Anche se la crisi degli anni ’90 del secolo scorso la conosciamo generalmente come Periodo Speciale, questo è il nome di un piano pre-concepito per affrontare le conseguenze di un’ aggressione.
Il 14 marzo del 2015 si sono compiuti esattamente 25 anni da quando un collega, già deceduto, , disse: “Questo si sta mettendo male. Dove credi che arriverà?“. Io mi limitai a guardarlo e di fronte alla sua insistenza, mi azzardai a dirgli: “Non so”, e cercai d’inghiottire il pranzo che ci servirono in un deformato vassoio d’alluminio. In quel 1990 fummo chissà i primi giornalisti della stampa scritta provinciale a ricevere segnali della profonda crisi che cominciava, perchè appena salutato il 1989, la nostra pubblicazione aveva smesso d’essere quotidiana e si stampava tre volte la settimana. Appena riorganizzati i contenuto nel limitato spazio, la pubblicazione divenne un settimanale con 8 pagine formato tabloide, ma nemmeno questo fu il limite minimo, perchè pochi giorni dopo contavamo su quattro pagine solamente.
Il numero dei veicoli cominciò a paralizzarsi e a diminuire, con scambi di pezzi e di parti per dare vitalità ad altri mezzi, sino a che il funzionamento fu ostacolato dalla mancanza di combustibile che lentamente si riduceva, come succedeva con quasi tutto, e pareva che ci fosse un ammortizzatore per rendere meno duri gli irrefrenabili cali.

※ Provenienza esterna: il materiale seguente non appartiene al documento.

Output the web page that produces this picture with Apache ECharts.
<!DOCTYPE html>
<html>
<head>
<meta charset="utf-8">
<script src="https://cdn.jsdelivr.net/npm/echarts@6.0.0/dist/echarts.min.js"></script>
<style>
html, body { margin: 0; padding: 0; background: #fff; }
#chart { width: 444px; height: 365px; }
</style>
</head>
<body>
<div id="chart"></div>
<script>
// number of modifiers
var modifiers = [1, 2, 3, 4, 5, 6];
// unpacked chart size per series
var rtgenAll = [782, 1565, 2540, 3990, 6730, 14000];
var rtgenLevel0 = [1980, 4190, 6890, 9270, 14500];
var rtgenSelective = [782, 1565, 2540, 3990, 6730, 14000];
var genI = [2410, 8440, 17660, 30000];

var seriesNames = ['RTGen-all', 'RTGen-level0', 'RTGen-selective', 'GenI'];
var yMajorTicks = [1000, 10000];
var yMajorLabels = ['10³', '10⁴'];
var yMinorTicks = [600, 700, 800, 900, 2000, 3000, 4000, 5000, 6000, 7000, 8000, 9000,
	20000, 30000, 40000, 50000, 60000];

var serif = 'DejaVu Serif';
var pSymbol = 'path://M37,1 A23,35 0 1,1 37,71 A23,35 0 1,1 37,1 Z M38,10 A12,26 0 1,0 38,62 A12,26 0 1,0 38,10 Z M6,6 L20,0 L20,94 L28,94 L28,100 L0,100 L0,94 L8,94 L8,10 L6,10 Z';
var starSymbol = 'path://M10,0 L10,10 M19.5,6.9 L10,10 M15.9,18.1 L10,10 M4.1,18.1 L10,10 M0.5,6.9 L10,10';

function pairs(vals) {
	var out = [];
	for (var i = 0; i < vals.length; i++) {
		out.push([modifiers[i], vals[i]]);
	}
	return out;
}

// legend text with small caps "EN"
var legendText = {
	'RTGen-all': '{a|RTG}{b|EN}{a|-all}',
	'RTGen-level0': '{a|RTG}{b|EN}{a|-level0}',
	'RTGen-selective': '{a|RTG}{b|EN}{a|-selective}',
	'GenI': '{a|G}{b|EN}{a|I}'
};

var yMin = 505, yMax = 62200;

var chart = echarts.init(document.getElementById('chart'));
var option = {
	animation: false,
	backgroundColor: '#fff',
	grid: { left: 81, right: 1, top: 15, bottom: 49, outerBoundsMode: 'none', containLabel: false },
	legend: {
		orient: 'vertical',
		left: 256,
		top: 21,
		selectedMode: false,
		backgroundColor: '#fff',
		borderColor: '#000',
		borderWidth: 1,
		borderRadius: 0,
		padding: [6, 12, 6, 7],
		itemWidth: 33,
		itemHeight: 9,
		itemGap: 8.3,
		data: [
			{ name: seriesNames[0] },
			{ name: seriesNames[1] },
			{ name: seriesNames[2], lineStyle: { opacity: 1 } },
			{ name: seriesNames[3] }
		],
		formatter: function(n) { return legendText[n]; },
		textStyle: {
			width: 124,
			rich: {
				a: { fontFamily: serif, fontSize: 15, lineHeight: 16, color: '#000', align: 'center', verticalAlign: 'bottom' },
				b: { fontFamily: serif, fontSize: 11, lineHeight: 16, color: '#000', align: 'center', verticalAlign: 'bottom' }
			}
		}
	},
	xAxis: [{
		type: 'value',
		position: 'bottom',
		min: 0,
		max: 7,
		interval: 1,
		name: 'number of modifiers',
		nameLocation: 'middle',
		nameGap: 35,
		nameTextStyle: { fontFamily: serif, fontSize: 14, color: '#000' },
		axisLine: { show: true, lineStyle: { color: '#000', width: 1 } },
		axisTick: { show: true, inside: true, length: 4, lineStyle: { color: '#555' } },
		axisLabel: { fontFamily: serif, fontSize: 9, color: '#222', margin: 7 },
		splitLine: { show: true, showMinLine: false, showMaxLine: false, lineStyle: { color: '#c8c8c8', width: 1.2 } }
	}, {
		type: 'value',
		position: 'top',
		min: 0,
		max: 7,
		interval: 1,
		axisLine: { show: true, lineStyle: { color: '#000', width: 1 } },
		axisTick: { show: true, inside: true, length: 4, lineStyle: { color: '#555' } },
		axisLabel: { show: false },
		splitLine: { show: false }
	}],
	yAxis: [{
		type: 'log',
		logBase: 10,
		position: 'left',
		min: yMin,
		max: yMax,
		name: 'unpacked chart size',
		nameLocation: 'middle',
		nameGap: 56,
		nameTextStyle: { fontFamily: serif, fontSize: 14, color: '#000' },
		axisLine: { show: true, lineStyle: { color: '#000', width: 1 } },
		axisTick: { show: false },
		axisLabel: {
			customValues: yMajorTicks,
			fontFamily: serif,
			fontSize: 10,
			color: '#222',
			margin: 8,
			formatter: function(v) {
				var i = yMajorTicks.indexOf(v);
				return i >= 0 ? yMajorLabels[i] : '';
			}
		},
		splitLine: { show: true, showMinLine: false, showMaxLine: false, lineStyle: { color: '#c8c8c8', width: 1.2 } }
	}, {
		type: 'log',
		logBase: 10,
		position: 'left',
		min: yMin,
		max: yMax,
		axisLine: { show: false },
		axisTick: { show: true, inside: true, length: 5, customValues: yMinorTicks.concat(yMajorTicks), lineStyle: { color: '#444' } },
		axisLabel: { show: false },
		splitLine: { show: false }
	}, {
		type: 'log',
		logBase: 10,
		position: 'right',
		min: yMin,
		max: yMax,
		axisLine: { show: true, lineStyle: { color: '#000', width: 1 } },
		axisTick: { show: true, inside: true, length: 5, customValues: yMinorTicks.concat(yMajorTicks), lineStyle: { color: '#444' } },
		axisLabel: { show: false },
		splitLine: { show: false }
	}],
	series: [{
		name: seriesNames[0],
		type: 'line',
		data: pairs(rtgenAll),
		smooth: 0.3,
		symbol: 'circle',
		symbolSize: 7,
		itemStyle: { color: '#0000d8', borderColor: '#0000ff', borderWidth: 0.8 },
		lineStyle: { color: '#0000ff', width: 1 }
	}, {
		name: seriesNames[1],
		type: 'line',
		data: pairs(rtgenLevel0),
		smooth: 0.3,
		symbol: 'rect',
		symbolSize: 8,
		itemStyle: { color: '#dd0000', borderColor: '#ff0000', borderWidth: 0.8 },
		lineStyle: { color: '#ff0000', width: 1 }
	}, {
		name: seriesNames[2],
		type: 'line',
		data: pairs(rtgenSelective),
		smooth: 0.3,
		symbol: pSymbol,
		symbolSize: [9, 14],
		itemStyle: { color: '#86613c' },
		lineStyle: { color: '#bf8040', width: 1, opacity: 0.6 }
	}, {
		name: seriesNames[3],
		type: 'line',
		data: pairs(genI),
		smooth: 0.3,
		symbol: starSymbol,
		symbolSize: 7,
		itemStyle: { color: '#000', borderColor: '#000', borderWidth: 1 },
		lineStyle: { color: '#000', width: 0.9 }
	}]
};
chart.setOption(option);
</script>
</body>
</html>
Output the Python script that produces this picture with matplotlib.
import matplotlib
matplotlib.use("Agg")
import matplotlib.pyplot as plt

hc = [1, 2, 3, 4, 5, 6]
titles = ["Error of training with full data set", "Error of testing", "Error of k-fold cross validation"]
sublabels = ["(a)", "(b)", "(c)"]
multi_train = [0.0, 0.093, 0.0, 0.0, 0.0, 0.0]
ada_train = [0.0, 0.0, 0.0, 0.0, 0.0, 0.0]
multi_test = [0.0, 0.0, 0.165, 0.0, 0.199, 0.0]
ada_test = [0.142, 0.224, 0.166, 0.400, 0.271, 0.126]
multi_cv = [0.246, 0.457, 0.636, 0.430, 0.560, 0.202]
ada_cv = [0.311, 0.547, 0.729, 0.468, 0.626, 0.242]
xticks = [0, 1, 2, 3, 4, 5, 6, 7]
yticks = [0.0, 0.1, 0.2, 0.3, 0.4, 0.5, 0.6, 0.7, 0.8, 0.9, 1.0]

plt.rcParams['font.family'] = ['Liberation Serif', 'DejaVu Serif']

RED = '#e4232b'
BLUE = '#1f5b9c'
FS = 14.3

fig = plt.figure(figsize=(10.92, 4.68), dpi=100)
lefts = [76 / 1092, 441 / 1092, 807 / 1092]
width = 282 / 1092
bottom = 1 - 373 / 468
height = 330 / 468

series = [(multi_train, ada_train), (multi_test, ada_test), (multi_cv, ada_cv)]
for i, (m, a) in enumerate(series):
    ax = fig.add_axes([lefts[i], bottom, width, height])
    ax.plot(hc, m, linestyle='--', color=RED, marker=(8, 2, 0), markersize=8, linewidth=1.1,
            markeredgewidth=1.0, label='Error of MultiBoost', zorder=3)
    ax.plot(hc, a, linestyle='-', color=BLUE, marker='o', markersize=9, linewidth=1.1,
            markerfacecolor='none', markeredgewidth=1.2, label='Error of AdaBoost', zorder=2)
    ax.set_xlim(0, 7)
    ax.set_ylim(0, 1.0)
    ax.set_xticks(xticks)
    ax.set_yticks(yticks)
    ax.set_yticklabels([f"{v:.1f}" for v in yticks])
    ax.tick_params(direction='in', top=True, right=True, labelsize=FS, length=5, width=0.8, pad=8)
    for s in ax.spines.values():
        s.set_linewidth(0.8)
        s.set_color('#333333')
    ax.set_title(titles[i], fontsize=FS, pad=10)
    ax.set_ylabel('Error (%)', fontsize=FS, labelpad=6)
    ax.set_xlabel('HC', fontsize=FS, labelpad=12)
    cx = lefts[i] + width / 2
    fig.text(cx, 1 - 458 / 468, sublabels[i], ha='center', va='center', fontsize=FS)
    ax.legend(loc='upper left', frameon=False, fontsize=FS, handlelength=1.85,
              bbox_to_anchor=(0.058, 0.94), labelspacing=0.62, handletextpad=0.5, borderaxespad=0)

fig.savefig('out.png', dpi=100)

Poi percepimmo che era in atto un processo generalizzato decrescente, impercettibile in alcuni casi e più notevole in altri, come chi cade lentamente senza incontrare nulla a cui aggrapparsi, ma che nemmeno va sbattere mortalmente contro il fondo, anche se in quella epoca alcuni preferivano dire che non avevamo sbattuto contro un duro finale perchè eravamo aggrappati ai bordi della parte inferiore del tunnel.

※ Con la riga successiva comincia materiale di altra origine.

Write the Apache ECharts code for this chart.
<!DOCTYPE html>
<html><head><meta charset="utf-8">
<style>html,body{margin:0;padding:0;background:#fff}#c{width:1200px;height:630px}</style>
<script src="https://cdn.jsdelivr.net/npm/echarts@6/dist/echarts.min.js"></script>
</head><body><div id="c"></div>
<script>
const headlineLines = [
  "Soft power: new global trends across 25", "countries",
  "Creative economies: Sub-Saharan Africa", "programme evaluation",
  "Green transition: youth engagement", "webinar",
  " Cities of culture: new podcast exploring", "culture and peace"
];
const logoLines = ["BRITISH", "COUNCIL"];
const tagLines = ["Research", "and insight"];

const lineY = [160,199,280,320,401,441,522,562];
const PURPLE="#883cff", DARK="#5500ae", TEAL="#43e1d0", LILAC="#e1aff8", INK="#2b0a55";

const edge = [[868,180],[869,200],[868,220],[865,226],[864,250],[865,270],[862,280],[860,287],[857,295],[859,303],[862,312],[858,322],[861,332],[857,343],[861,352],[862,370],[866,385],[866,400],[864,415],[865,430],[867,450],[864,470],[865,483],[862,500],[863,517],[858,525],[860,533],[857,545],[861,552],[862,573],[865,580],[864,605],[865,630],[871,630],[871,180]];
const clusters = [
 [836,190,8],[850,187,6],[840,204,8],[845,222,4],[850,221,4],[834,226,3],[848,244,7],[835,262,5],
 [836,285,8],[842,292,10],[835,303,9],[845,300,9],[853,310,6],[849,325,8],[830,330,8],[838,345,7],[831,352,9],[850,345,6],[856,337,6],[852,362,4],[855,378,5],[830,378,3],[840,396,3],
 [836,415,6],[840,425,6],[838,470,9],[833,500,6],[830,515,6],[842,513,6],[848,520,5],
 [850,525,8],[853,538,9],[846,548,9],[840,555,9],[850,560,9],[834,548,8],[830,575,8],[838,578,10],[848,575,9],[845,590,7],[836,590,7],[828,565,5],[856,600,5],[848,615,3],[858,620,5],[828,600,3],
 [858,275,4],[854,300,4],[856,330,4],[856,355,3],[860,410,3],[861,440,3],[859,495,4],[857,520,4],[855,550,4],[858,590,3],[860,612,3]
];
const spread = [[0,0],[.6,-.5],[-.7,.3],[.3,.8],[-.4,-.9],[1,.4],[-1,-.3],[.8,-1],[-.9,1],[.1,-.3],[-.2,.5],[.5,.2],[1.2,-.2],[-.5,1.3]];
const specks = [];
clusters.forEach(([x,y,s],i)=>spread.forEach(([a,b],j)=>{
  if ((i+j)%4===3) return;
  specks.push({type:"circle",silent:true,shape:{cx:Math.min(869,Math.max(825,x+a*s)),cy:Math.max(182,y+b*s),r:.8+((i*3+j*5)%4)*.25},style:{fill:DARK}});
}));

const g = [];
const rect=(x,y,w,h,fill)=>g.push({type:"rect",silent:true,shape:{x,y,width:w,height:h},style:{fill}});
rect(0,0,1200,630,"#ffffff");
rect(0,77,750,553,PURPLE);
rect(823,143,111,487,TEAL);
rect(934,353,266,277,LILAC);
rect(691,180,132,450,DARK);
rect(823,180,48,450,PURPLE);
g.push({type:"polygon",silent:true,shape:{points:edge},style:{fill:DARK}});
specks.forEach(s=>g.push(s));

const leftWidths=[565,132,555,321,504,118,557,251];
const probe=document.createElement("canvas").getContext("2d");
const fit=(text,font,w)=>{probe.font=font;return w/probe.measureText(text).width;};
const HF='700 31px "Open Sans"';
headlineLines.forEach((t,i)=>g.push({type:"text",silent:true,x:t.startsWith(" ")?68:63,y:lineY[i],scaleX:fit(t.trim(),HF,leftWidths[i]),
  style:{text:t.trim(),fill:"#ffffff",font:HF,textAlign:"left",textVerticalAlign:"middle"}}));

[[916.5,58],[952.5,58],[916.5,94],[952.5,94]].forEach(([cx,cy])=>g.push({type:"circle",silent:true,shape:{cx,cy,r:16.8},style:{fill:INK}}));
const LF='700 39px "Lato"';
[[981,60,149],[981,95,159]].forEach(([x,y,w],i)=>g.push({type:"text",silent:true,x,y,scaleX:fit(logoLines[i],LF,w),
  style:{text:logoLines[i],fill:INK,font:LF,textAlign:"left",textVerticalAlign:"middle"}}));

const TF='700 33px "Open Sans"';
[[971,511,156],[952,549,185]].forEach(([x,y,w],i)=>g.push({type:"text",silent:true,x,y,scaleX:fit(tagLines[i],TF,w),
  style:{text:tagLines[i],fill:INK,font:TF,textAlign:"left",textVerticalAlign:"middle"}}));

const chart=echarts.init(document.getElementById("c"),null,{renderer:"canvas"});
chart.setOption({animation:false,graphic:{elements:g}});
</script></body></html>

Forse fu nel 1993 o nel 1994. Stavamo correndo, Sacerio ed io, per giungere prima che la coda dei compratori crescesse. Fortunatamente riuscimmo a comprare diverse libbre di banane verdi. Quando mi lamentai che non c’era olio per friggere le banane il collega disse testualmente : “Niente è così cattivo da non poter essere peggiore. Non chiedere tanto strutto e accontentati di quello che hai con cui cucinare”.
In un altro dei tanti dialoghi, commentammo che la crisi non era al peggio, perchè gli effetti della rapida sparizione del campo socialista e dell’Unione Sovietica, sommati ai danni delle leggi degli Stati Uniti per indurire il blocco economico, commerciale e finanziario, erano stati smorzati perchè provvisoriamente era stata elaborata un’operazione denominata Periodo Speciale, concepita per resistere e vincere un’aggressione in condizione di paese assediato.

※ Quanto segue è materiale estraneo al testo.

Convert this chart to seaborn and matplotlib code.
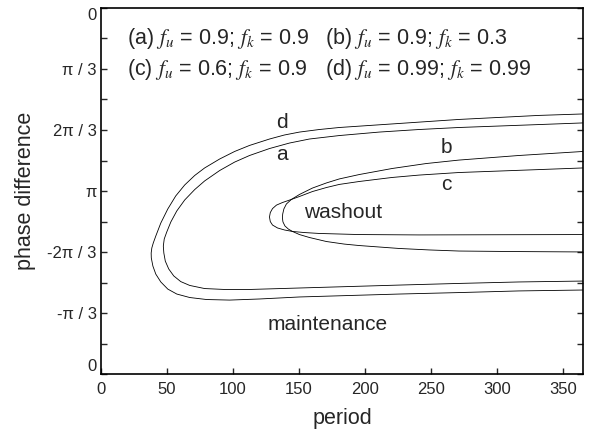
import numpy as np
import pandas as pd
import matplotlib
matplotlib.use("Agg")
import matplotlib.pyplot as plt
from matplotlib.ticker import FixedLocator
import seaborn as sns

# 闭合曲线点：period 与 phase（以 π 为单位，0 在上方）
d_period = [365, 331.5, 301.3, 271.1, 248.4, 225.8, 203.1, 180.5, 165.4, 150.3, 138.9, 127.6, 112.5,
            101.2, 89.9, 78.5, 71.0, 63.4, 56.6, 50.6, 45.3, 41.5, 39.6, 38.5, 38.0,
            38.1, 39.3, 41.5, 45.3, 50.6, 57.4, 67.2, 80.0, 97.4, 120.1, 150.3, 188.0, 225.8,
            271.1, 316.4, 365]
d_phase = [0.579, 0.587, 0.598, 0.609, 0.620, 0.631, 0.642, 0.653, 0.664, 0.678, 0.694, 0.716, 0.751,
           0.784, 0.825, 0.874, 0.915, 0.967, 1.027, 1.098, 1.175, 1.246, 1.284, 1.311, 1.339,
           1.366, 1.410, 1.454, 1.497, 1.536, 1.563, 1.582, 1.593, 1.596, 1.590, 1.579, 1.571, 1.563,
           1.555, 1.546, 1.541]

a_period = [365, 331.5, 301.3, 271.1, 240.9, 210.7, 180.5, 157.8, 142.7, 127.6, 112.5, 101.2, 89.9,
            78.5, 71.0, 63.4, 57.4, 52.9, 49.8, 47.9, 47.2,
            47.6, 48.7, 51.3, 55.1, 60.4, 67.2, 78.5, 93.6, 112.5, 150.3, 188.0, 225.8, 271.1,
            316.4, 365]
a_phase = [0.628, 0.637, 0.645, 0.653, 0.664, 0.678, 0.697, 0.716, 0.738, 0.768, 0.806, 0.842, 0.888,
           0.945, 0.992, 1.049, 1.109, 1.169, 1.224, 1.262, 1.301,
           1.339, 1.383, 1.426, 1.464, 1.495, 1.516, 1.533, 1.538, 1.538, 1.530, 1.522, 1.514, 1.505,
           1.497, 1.492]

b_period = [365, 316.4, 271.1, 246.2, 220.5, 195.6, 180.5, 170.7, 160.1, 150.3, 144.2, 140.4, 138.5,
            137.6, 137.4, 137.8, 139.3, 141.9, 145.0, 150.3, 157.8, 170.7, 184.2, 195.6, 210.7,
            225.8, 248.4, 271.1, 316.4, 365]
b_phase = [0.784, 0.806, 0.831, 0.850, 0.877, 0.910, 0.934, 0.956, 0.984, 1.019, 1.046, 1.071, 1.098,
           1.126, 1.148, 1.169, 1.191, 1.208, 1.221, 1.238, 1.254, 1.276, 1.290, 1.298, 1.306,
           1.314, 1.322, 1.328, 1.331, 1.333]

c_period = [365, 331.5, 301.3, 271.1, 240.9, 220.5, 195.6, 180.5, 170.7, 160.1, 150.3, 144.2, 137.4,
            132.9, 129.9, 128.2, 127.6, 128.2, 129.9, 133.7, 139.0, 145.0, 154.0, 165.4, 195.6,
            240.9, 301.3, 365]
c_phase = [0.874, 0.883, 0.891, 0.899, 0.913, 0.926, 0.948, 0.964, 0.981, 1.003, 1.030, 1.046, 1.063,
           1.077, 1.096, 1.118, 1.142, 1.167, 1.186, 1.202, 1.213, 1.221, 1.227, 1.232, 1.238,
           1.240, 1.239, 1.238]

y_tick_labels = ["0", "π / 3", "2π / 3", "π", "-2π / 3", "-π / 3", "0"]
x_ticks = [0, 50, 100, 150, 200, 250, 300, 350]

legend_lines = [
    [r"(a) $f_u$ = 0.9; $f_k$ = 0.9", r"(b) $f_u$ = 0.9; $f_k$ = 0.3"],
    [r"(c) $f_u$ = 0.6; $f_k$ = 0.9", r"(d) $f_u$ = 0.99; $f_k$ = 0.99"],
]

# 曲线标签位置 (period, phase/π)
curve_labels = {"d": (137.4, 0.623), "a": (137.4, 0.803), "b": (261.3, 0.765), "c": (261.3, 0.967)}

sns.set_theme(style="ticks")
plt.rcParams["font.family"] = ["Liberation Sans", "DejaVu Sans"]
plt.rcParams["mathtext.fontset"] = "stix"

fig = plt.figure(figsize=(5.93, 4.34), dpi=100)
ax = fig.add_axes([0.1703, 0.1382, 0.8128, 0.8434])

for px, ph in [(d_period, d_phase), (a_period, a_phase), (b_period, b_phase), (c_period, c_phase)]:
    df = pd.DataFrame({"period": px, "phase": np.array(ph) * np.pi})
    sns.lineplot(data=df, x="period", y="phase", sort=False, estimator=None,
                 color="black", linewidth=0.6, ax=ax)

ax.set_xlim(0, 365)
ax.set_ylim(2 * np.pi, 0)

ax.set_xticks(x_ticks)
ax.set_xticklabels([str(v) for v in x_ticks])
ax.set_yticks([k * np.pi / 3 for k in range(7)])
ax.set_yticklabels(y_tick_labels)
ax.yaxis.set_minor_locator(FixedLocator([(2 * k + 1) * np.pi / 6 for k in range(6)]))

ax.tick_params(axis="x", which="both", direction="in", length=4, width=1, labelsize=12, pad=6,
               top=False, bottom=True)
ax.tick_params(axis="y", which="both", direction="in", length=4, width=1, labelsize=12, pad=3,
               left=True, right=True)
ylabels = ax.get_yticklabels()
ylabels[0].set_va("top")
ylabels[-1].set_va("bottom")
for s in ax.spines.values():
    s.set_linewidth(1.2)
    s.set_color("black")

ax.set_xlabel("period", fontsize=15.5, labelpad=8)
ax.set_ylabel("phase difference", fontsize=15.5, labelpad=8)

for i, row in enumerate(legend_lines):
    yy = 0.902 - i * 0.085
    ax.text(0.054, yy, row[0], transform=ax.transAxes, fontsize=15.5, va="baseline", ha="left")
    ax.text(0.465, yy, row[1], transform=ax.transAxes, fontsize=15.5, va="baseline", ha="left")

for name, (px, ph) in curve_labels.items():
    ax.text(px, ph * np.pi, name, fontsize=15, ha="center", va="center")

ax.text(154, 1.115 * np.pi, "washout", fontsize=15, ha="left", va="center")
ax.text(126, 1.732 * np.pi, "maintenance", fontsize=15, ha="left", va="center")

fig.savefig("out.png", dpi=100)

Quando quel piano adattato e chiamato Periodo Speciale in Tempo di Pace fu più che analizzato da noi due, ricordo che il collega disse: “Quello che stiamo passando è peggio di quello che avevano previsto per la guerra”. Sua moglie lavava i panni con un arbusto chiamato Magüey o con un sapone artigianale elaborato con grasso e chissà quali altre componenti capaci di maltrattare la pelle più resistente.
Nei bagagliai delle nostre auto non mancava la bicicletta, perchè dopo aver percorso lunghe distanze usavamo la bici nei tratti più corti. Collocavamo magnetizzatori alla benzina, con il proposito di percorrere più chilometri e di frequente cominciavamo la giornata sonnolenti e stanchi, perchè gli “apagones”, cioè la mancanza di elettricità impedivano l’uso dei ventilatori e facilitavano il volo del zanzare che ci pungevano e ci succhiavano il sangue.
“Voglio fotografare tutto quello che sta avvenendo, perchè altrimenti, quando terminerà lo dimenticheremo e quelli che nasceranno non ci crederanno”, disse un giorno un altro collega.
Non sappiamo se ha realizzato quell’obiettivo ma, valutando bene la sua idea, varrebbe la pena riflettere sull’attuale situazione e sulle sue trasformazioni nelle misura in cui il muro del blocco vada cadendo, un pezzetto dopo l’altro.